Nicole Greiner, director of government affairs and public policy for the Community Behavioral Health Association of Maryland (CBH), told the committee the CCBHC model is federally defined, accountable, and already producing measurable outcomes in Maryland and nationally.

"These providers have been operating under the CCBHC model for nearly a decade with the first CCBHC expansion grants beginning in 2018," Greiner said, underscoring that Maryland grantees are functioning clinics delivering measurable results.
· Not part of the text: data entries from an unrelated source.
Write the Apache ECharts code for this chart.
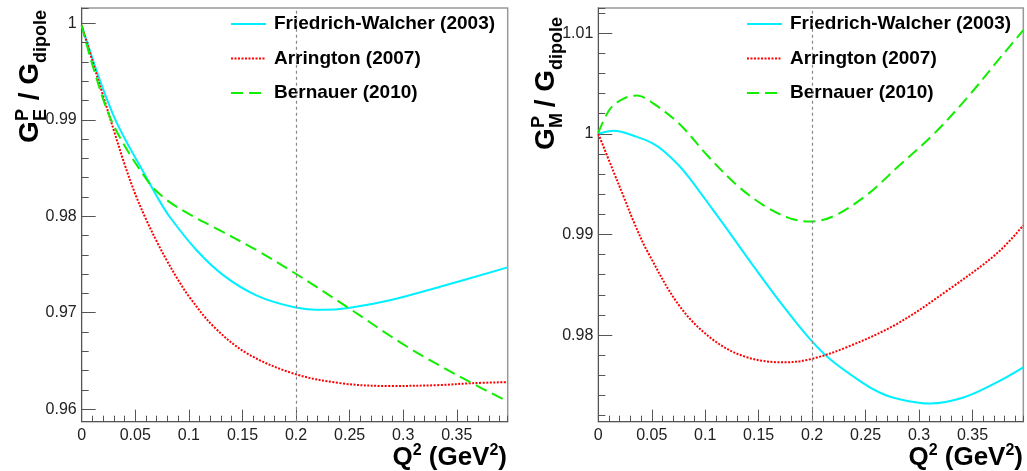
<!DOCTYPE html>
<html>
<head>
<meta charset="utf-8">
<script src="https://cdn.jsdelivr.net/npm/echarts@6/dist/echarts.min.js"></script>
<style>
html, body { margin: 0; padding: 0; background: #fff; }
#chart { width: 1027px; height: 471px; }
</style>
</head>
<body>
<div id="chart"></div>
<script>
// series names (legend)
const seriesNames = ['Friedrich-Walcher (2003)', 'Arrington (2007)', 'Bernauer (2010)'];

// axis ranges
const xRange = [0, 0.3975];
const yRangeE = [0.9587, 1.0016];
const yRangeM = [0.9714, 1.0125];
const xMajorStep = 0.05, xMinorStep = 0.01;
const yMajorStep = 0.01, yMinorStep = 0.002;
const cutLine = 0.2;

// G_E / G_dipole  [Q2, ratio]
const fwE = [[0, 0.9998], [0.0295, 0.9905], [0.062, 0.9837], [0.0715, 0.9818], [0.0824, 0.9799],
  [0.107, 0.9765], [0.132, 0.9739], [0.163, 0.9718], [0.1975, 0.9706], [0.2255, 0.9703],
  [0.249, 0.9705], [0.2877, 0.9713], [0.3344, 0.9727], [0.3975, 0.9747]];
const arrE = [[0, 0.9998], [0.01, 0.9961], [0.02, 0.9925], [0.03, 0.9889], [0.04, 0.9854],
  [0.05, 0.9823], [0.06, 0.9797], [0.07, 0.9774], [0.08, 0.9753], [0.09, 0.9734], [0.1, 0.9717],
  [0.1228, 0.9686], [0.154, 0.9658], [0.1975, 0.9637], [0.241, 0.9627], [0.2877, 0.9624],
  [0.3344, 0.9625], [0.365, 0.9627], [0.3975, 0.9628]];
const berE = [[0, 0.9998], [0.0108, 0.9954], [0.0295, 0.9895], [0.062, 0.9836], [0.0793, 0.9817],
  [0.104, 0.9800], [0.1228, 0.9789], [0.163, 0.9765], [0.1975, 0.9742], [0.249, 0.9705],
  [0.3033, 0.9665], [0.3608, 0.9629], [0.3975, 0.9608]];

// G_M / G_dipole  [Q2, ratio]
const fwM = [[0, 1.0000], [0.0144, 1.0003], [0.036, 0.9997], [0.05, 0.9991], [0.0611, 0.9983],
  [0.075, 0.9969], [0.086, 0.9955], [0.1, 0.9935], [0.1172, 0.9910], [0.1483, 0.9864],
  [0.175, 0.9826], [0.198, 0.9796], [0.2168, 0.9776], [0.248, 0.9752], [0.263, 0.9743],
  [0.279, 0.9737], [0.3103, 0.9732], [0.3415, 0.9738], [0.3726, 0.9753], [0.3975, 0.9768]];
const arrM = [[0, 1.0000], [0.0144, 0.9962], [0.0243, 0.9936], [0.033, 0.9913], [0.0455, 0.9884],
  [0.0766, 0.9828], [0.1078, 0.9795], [0.139, 0.9778], [0.1733, 0.9773], [0.198, 0.9776],
  [0.2324, 0.9788], [0.279, 0.9811], [0.326, 0.9844], [0.3726, 0.9881], [0.3975, 0.9909]];
const berM = [[0, 1.0001], [0.0112, 1.0025], [0.0237, 1.0035], [0.036, 1.0038], [0.0517, 1.0030],
  [0.0766, 1.0009], [0.1016, 0.9979], [0.1296, 0.9949], [0.1546, 0.9929], [0.1794, 0.9916],
  [0.198, 0.9913], [0.2196, 0.9918], [0.2508, 0.9939], [0.282, 0.9969], [0.313, 0.9999],
  [0.3443, 1.0035], [0.3754, 1.0075], [0.3975, 1.0103]];

const FONT = '"Liberation Sans", Arial, Helvetica, sans-serif';
const AXIS_COLOR = '#555';

const lineStyles = [
  { color: '#00f0ff', width: 2, type: 'solid' },
  { color: '#ff0000', width: 2, type: [2, 1.5] },
  { color: '#11ee00', width: 2, type: [12, 6] }
];

function xAxes(grid) {
  const base = {
    type: 'value', gridIndex: grid, position: 'bottom', min: xRange[0], max: xRange[1],
    splitLine: { show: false }
  };
  return [
    Object.assign({}, base, {
      interval: xMajorStep,
      axisLine: { show: true, lineStyle: { color: AXIS_COLOR, width: 1 } },
      axisTick: { show: true, inside: true, length: 12, lineStyle: { color: AXIS_COLOR } },
      axisLabel: { show: true, fontSize: 16, color: '#222', fontFamily: FONT, margin: 6, showMaxLabel: false }
    }),
    Object.assign({}, base, {
      interval: xMinorStep,
      axisLine: { show: false },
      axisTick: { show: true, inside: true, length: 6, lineStyle: { color: AXIS_COLOR } },
      axisLabel: { show: false }
    })
  ];
}

function yAxes(grid, range) {
  const base = {
    type: 'value', gridIndex: grid, position: 'left', min: range[0], max: range[1],
    splitLine: { show: false }
  };
  return [
    Object.assign({}, base, {
      minInterval: yMajorStep, maxInterval: yMajorStep, splitNumber: 4,
      axisLine: { show: true, lineStyle: { color: AXIS_COLOR, width: 1 } },
      axisTick: { show: true, inside: true, length: 14, lineStyle: { color: AXIS_COLOR } },
      axisLabel: { show: true, fontSize: 16, color: '#222', fontFamily: FONT, margin: 5,
        showMinLabel: false, showMaxLabel: false }
    }),
    Object.assign({}, base, {
      minInterval: yMinorStep, maxInterval: yMinorStep, splitNumber: 20,
      axisLine: { show: false },
      axisTick: { show: true, inside: true, length: 7, lineStyle: { color: AXIS_COLOR } },
      axisLabel: { show: false }
    })
  ];
}

function lineSeries(name, data, style, xi, yi, withCut) {
  const s = {
    name: name, type: 'line', data: data, xAxisIndex: xi, yAxisIndex: yi,
    symbol: 'none', showSymbol: false, smooth: 0.35, lineStyle: style,
    itemStyle: { color: style.color }, z: 3
  };
  if (withCut) {
    s.markLine = {
      silent: true, symbol: 'none', label: { show: false },
      lineStyle: { color: '#888', width: 1.2, type: [3, 3] },
      data: [{ xAxis: cutLine }]
    };
  }
  return s;
}

function legend(left) {
  return {
    data: seriesNames, orient: 'vertical', left: left, top: 14, padding: 0,
    itemGap: 14.5, itemWidth: 35, itemHeight: 20, selectedMode: false,
    itemStyle: { color: 'rgba(0,0,0,0)', borderColor: 'rgba(0,0,0,0)', borderWidth: 0 },
    textStyle: { fontSize: 19, fontWeight: 'bold', color: '#000', fontFamily: FONT, lineHeight: 20, padding: [0, 0, 0, 3] }
  };
}

// rotated y title: G^P_sub / G_dipole
function yTitle(bx, by, sub) {
  const big = 'bold 28px ' + FONT, small = 'bold 18px ' + FONT;
  return {
    type: 'group', x: bx, y: by, rotation: Math.PI / 2,
    children: [
      { type: 'text', x: 0, y: -10, style: { text: 'G', font: big, fill: '#000', verticalAlign: 'middle' } },
      { type: 'text', x: 22, y: -17, style: { text: 'P', font: small, fill: '#000', verticalAlign: 'middle' } },
      { type: 'text', x: 22, y: 1, style: { text: sub, font: small, fill: '#000', verticalAlign: 'middle' } },
      { type: 'text', x: 35, y: -10, style: { text: ' / G', font: big, fill: '#000', verticalAlign: 'middle' } },
      { type: 'text', x: 80, y: 1, style: { text: 'dipole', font: small, fill: '#000', verticalAlign: 'middle' } }
    ]
  };
}

function xTitle(right) {
  return {
    type: 'text', x: right, y: 458,
    style: {
      text: '{b|Q}{s|2}{b| (GeV}{s|2}{b|)}', align: 'right', verticalAlign: 'middle', fill: '#000',
      rich: {
        b: { fontSize: 26, fontWeight: 'bold', fontFamily: FONT, fill: '#000', lineHeight: 30 },
        s: { fontSize: 16, fontWeight: 'bold', fontFamily: FONT, fill: '#000', verticalAlign: 'top', lineHeight: 30 }
      }
    }
  };
}

const chart = echarts.init(document.getElementById('chart'), null, { renderer: 'canvas' });

chart.setOption({
  animation: false,
  backgroundColor: '#fff',
  grid: [
    { left: 81.7, top: 8, width: 426, height: 413.7, show: true, borderColor: '#999', borderWidth: 1.5, backgroundColor: 'transparent' },
    { left: 598.3, top: 8, width: 425, height: 413.7, show: true, borderColor: '#999', borderWidth: 1.5, backgroundColor: 'transparent' }
  ],
  xAxis: xAxes(0).concat(xAxes(1)),
  yAxis: yAxes(0, yRangeE).concat(yAxes(1, yRangeM)),
  legend: [legend(230), legend(746)],
  series: [
    lineSeries(seriesNames[0], fwE, lineStyles[0], 0, 0, true),
    lineSeries(seriesNames[1], arrE, lineStyles[1], 0, 0, false),
    lineSeries(seriesNames[2], berE, lineStyles[2], 0, 0, false),
    lineSeries(seriesNames[0], fwM, lineStyles[0], 2, 2, true),
    lineSeries(seriesNames[1], arrM, lineStyles[1], 2, 2, false),
    lineSeries(seriesNames[2], berM, lineStyles[2], 2, 2, false)
  ],
  graphic: [
    yTitle(40, 143, 'E'),
    yTitle(556, 150, 'M'),
    xTitle(507),
    xTitle(1023)
  ]
});
</script>
</body>
</html>
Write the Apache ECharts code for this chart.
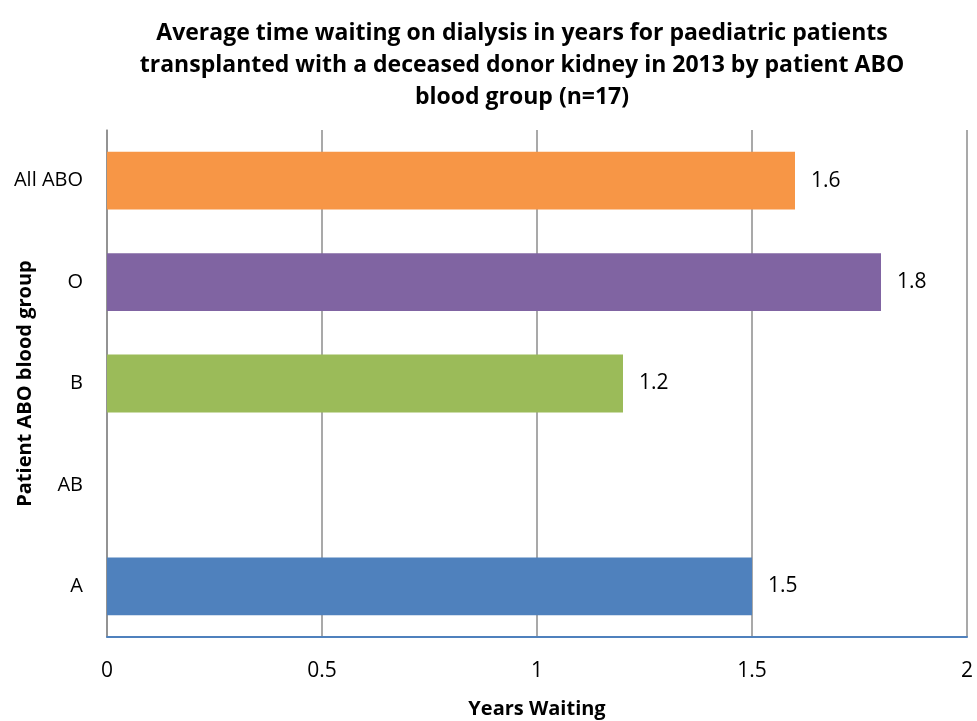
<!DOCTYPE html>
<html>
<head>
<meta charset="utf-8">
<script src="https://cdn.jsdelivr.net/npm/echarts@6/dist/echarts.min.js"></script>
<style>
  html, body { margin: 0; padding: 0; background: #fff; }
  #chart { width: 977px; height: 721px; }
</style>
</head>
<body>
<div id="chart"></div>
<script>
// data, bottom to top
var categories = ["A", "AB", "B", "O", "All ABO"];
var yearsWaiting = [1.5, null, 1.2, 1.8, 1.6];
var xTicks = [0, 0.5, 1, 1.5, 2];

var barColors = ["#4F81BD", "#C0504D", "#9BBB59", "#8064A2", "#F79646"];
var font = "'Open Sans', sans-serif";

var myChart = echarts.init(document.getElementById("chart"));

var option = {
  backgroundColor: "#fff",
  title: {
    text: "Average time waiting on dialysis in years for paediatric patients\ntransplanted with a deceased donor kidney in 2013 by patient ABO\nblood group (n=17)",
    left: 517,
    top: 12,
    textAlign: "center",
    textStyle: {
      fontFamily: font,
      fontSize: 23,
      fontWeight: "bold",
      lineHeight: 32,
      color: "#000"
    }
  },
  grid: {
    left: 107,
    right: 10,
    top: 130,
    bottom: 84,
    outerBoundsMode: "none"
  },
  xAxis: {
    type: "value",
    min: xTicks[0],
    max: xTicks[xTicks.length - 1],
    interval: 0.5,
    name: "Years Waiting",
    nameLocation: "middle",
    nameGap: 62,
    nameTextStyle: {
      fontFamily: font,
      fontSize: 20,
      fontWeight: "bold",
      color: "#000"
    },
    axisLine: { show: true, lineStyle: { color: "#4F81BD", width: 2 } },
    axisTick: { show: false },
    axisLabel: {
      fontFamily: font,
      fontSize: 21,
      color: "#000",
      margin: 24,
      formatter: function (v) { return String(v); }
    },
    splitLine: { show: true, lineStyle: { color: "#8C8C8C", width: 1.5 } }
  },
  yAxis: {
    type: "category",
    data: categories,
    name: "Patient ABO blood group",
    nameLocation: "middle",
    nameGap: 72,
    nameRotate: 90,
    nameMoveOverlap: false,
    nameTextStyle: {
      fontFamily: font,
      fontSize: 20,
      fontWeight: "bold",
      color: "#000"
    },
    axisLine: { show: true, lineStyle: { color: "#8C8C8C", width: 1.5 } },
    axisTick: { show: false },
    axisLabel: {
      fontFamily: font,
      fontSize: 20,
      color: "#000",
      margin: 24
    },
    splitLine: { show: false }
  },
  series: [
    {
      type: "bar",
      barCategoryGap: "43%",
      data: yearsWaiting.map(function (v, i) {
        return { value: v, itemStyle: { color: barColors[i] } };
      }),
      label: {
        show: true,
        position: "right",
        distance: 16,
        fontFamily: font,
        fontSize: 21,
        color: "#000",
        formatter: function (p) { return p.value.toFixed(1); }
      }
    }
  ]
};

myChart.setOption(option);
</script>
</body>
</html>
Greiner warned that proposed budget language shifting Maryland’s obligation to apply from "shall" to "may" and delaying a demonstration application from FY26 to FY29 "is not a technical adjustment" and "materially alters Maryland's trajectory and will have significant consequences." She said four of five Maryland expansion grants expire in September 2026 and that grant dollars currently support services that Medicaid does not reimburse, including multi-language medical translation, embedded nursing in residential programs, benefits counseling, expanded care coordination and peer support.

CBH asked for a limited financial bridge to preserve capacity while the state completes planning and moves toward the demonstration: "What is being asked for is not immediate statewide expansion... $6,000,000 in bridge funding to to preserve existing CCBHC capacity and continued legislative oversight," Greiner told the committee.

Greiner added that the demonstration does not require immediate statewide expansion; rather, it creates a predictable funding framework and an enhanced federal match (65%) that can lower state share when structured correctly. She urged the committee to ensure cost assumptions reflect the full scope of CCBHC services rather than a narrow clinic-only cost model.